▽

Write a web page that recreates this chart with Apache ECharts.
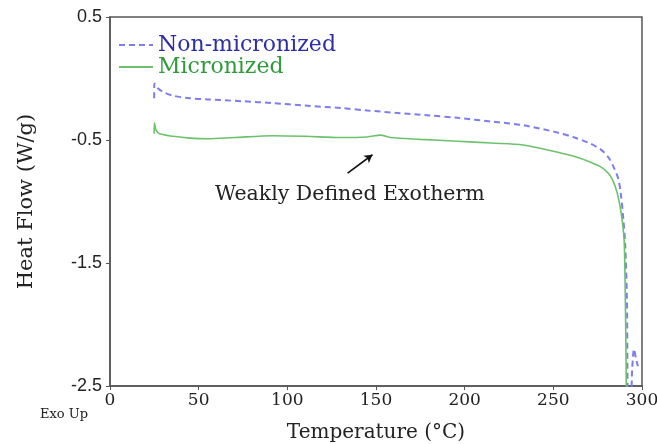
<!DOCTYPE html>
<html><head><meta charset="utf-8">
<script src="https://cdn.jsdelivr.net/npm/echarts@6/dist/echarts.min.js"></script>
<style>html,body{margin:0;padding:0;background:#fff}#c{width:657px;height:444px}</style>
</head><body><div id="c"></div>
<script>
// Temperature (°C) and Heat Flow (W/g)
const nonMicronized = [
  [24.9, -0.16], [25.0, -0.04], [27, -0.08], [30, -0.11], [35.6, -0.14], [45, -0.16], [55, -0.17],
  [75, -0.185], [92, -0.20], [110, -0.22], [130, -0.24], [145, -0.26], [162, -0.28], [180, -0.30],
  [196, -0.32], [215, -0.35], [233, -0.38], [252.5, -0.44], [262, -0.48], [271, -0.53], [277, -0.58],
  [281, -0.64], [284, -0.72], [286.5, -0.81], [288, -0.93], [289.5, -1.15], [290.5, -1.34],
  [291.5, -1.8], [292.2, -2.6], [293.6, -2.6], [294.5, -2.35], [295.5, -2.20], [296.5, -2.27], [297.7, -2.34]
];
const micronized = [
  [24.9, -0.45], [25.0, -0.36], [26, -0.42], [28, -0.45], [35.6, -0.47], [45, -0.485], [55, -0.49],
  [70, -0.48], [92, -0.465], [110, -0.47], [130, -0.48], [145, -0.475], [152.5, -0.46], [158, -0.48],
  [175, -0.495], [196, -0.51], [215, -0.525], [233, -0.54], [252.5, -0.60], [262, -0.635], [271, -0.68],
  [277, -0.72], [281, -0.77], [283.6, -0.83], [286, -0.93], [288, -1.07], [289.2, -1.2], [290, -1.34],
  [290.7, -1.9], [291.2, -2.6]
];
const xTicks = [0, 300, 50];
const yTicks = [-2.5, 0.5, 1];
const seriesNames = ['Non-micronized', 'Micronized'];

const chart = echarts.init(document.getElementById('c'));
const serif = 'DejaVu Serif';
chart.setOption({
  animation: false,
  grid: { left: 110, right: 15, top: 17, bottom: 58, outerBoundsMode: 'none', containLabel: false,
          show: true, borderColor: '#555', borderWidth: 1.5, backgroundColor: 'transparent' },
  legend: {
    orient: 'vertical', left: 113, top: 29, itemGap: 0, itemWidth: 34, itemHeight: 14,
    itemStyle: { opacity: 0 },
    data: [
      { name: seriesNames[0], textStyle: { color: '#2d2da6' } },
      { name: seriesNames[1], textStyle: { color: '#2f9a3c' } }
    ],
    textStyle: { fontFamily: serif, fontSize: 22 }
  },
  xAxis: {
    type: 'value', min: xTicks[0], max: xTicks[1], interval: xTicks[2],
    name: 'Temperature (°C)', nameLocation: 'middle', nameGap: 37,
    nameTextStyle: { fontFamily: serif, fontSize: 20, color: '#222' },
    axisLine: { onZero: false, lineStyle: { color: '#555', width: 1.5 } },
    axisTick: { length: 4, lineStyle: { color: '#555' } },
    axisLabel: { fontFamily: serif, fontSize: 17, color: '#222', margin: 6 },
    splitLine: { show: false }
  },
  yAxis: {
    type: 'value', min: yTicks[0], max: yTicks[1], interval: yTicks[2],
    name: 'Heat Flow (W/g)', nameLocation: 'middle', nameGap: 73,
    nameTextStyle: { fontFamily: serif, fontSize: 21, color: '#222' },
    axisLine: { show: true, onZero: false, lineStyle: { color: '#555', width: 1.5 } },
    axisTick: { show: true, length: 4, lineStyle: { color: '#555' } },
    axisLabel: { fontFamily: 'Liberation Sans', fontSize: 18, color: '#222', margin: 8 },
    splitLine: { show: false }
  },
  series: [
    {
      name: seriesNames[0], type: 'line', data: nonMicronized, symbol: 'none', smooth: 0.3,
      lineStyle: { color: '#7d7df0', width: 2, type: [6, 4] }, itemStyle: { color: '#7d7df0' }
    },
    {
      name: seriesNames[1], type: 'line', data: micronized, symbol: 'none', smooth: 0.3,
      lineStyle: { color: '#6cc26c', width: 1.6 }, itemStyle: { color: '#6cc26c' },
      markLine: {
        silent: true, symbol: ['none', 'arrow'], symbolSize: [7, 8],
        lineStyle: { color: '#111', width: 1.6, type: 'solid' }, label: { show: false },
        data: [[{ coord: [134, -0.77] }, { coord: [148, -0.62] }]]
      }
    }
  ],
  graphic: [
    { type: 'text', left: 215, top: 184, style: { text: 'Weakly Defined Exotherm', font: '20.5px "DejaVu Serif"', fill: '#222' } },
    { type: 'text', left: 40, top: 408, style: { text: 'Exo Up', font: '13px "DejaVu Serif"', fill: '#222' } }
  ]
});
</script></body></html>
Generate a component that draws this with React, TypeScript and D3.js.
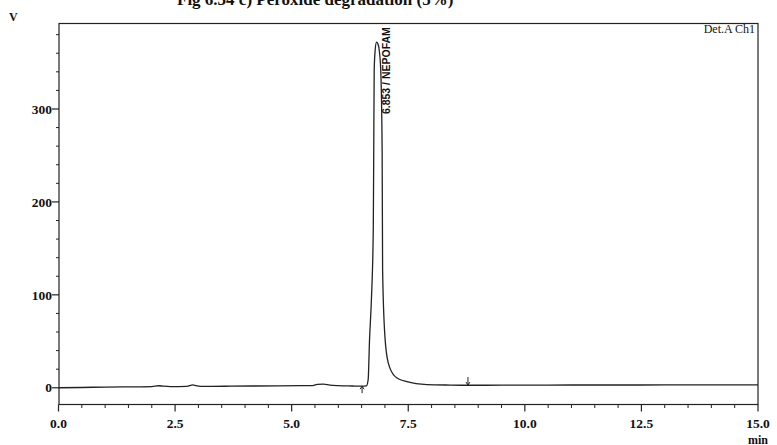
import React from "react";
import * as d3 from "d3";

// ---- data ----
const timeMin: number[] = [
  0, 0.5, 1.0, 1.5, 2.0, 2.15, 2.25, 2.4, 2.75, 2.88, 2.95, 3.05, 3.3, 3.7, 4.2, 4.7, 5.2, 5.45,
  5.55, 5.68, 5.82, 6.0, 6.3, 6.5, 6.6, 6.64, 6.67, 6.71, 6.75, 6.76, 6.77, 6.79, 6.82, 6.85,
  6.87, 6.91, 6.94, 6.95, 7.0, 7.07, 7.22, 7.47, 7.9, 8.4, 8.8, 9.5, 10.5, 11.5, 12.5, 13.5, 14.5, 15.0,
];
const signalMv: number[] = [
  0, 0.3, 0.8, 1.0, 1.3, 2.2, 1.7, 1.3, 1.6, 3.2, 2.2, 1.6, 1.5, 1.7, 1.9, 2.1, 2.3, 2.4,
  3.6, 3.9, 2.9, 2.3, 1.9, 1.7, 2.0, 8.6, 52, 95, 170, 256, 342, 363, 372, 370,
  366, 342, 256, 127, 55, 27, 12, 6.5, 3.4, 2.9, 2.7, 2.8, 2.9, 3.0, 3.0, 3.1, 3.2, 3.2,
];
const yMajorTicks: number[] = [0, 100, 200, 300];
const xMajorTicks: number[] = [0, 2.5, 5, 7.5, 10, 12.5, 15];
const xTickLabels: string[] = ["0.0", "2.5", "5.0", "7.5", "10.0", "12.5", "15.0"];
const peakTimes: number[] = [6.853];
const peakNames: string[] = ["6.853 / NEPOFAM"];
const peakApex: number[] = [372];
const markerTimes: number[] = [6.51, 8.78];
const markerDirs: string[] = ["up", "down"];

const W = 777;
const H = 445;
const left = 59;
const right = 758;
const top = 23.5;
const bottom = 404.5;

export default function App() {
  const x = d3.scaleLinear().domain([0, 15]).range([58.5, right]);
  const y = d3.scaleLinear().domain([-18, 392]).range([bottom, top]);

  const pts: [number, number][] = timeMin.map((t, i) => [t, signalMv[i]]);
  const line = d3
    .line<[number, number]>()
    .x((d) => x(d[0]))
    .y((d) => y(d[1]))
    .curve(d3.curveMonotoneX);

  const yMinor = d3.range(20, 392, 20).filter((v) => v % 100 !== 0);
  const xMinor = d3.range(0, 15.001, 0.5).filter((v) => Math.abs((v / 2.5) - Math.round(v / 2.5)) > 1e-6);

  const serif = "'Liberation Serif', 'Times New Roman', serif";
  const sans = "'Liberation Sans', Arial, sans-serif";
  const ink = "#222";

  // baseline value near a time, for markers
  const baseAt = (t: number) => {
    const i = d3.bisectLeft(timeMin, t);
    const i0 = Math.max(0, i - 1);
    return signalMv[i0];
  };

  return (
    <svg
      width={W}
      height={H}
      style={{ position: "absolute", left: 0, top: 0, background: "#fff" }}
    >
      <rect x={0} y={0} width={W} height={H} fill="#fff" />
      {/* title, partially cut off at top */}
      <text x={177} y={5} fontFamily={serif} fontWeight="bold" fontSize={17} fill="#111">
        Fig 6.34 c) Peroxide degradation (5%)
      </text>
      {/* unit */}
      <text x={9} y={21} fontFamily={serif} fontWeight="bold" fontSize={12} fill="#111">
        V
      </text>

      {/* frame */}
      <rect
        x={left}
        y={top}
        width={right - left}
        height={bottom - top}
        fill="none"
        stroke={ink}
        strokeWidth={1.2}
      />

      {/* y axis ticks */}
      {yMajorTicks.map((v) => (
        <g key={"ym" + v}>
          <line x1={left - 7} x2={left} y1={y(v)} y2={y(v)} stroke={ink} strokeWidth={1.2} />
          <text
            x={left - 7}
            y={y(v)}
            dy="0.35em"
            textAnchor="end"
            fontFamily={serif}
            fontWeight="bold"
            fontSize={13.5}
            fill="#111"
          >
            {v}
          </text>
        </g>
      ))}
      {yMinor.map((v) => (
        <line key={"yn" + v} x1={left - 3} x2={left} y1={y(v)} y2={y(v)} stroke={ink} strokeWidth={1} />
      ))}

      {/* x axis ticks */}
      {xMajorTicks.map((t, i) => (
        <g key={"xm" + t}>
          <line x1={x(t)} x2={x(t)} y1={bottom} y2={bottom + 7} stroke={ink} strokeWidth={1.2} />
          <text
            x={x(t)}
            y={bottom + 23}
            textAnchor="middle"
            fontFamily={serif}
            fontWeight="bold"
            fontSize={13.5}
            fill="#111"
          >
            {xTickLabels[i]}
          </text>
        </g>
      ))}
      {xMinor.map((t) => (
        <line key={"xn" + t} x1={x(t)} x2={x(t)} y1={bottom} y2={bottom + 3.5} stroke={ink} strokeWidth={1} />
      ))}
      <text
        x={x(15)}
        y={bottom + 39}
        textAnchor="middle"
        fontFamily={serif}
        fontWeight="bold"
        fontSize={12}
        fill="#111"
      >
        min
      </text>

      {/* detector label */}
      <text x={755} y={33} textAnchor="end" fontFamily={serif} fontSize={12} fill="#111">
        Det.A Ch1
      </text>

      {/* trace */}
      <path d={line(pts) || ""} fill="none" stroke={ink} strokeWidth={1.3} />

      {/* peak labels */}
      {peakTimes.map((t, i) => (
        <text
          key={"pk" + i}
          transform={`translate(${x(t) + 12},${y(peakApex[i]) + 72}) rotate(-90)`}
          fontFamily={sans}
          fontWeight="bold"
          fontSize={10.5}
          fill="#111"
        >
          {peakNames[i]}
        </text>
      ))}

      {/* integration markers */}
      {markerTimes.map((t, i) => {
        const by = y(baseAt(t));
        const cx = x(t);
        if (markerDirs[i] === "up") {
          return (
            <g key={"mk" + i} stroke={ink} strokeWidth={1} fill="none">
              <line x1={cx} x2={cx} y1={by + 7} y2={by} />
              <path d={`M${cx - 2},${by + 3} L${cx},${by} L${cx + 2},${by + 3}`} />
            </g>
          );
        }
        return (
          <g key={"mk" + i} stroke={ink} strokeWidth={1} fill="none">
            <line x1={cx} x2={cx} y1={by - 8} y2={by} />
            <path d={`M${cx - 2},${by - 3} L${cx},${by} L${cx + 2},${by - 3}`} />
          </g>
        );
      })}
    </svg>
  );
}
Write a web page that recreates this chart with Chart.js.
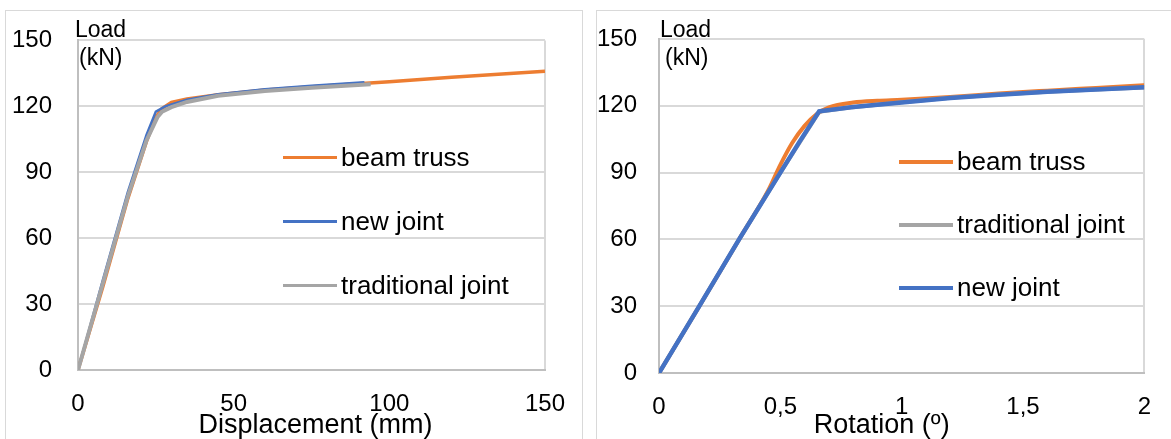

△

[SET EXERCISE]:
Extract exactly the lines running from the line containing "Generate a component" to the line containing "import * as", with both end lines included and all pictures left out.

[SOLUTION FOR THIS EXERCISE]:
Generate a component that draws this with React, TypeScript and D3.js.
import React from "react";
import * as d3 from "d3";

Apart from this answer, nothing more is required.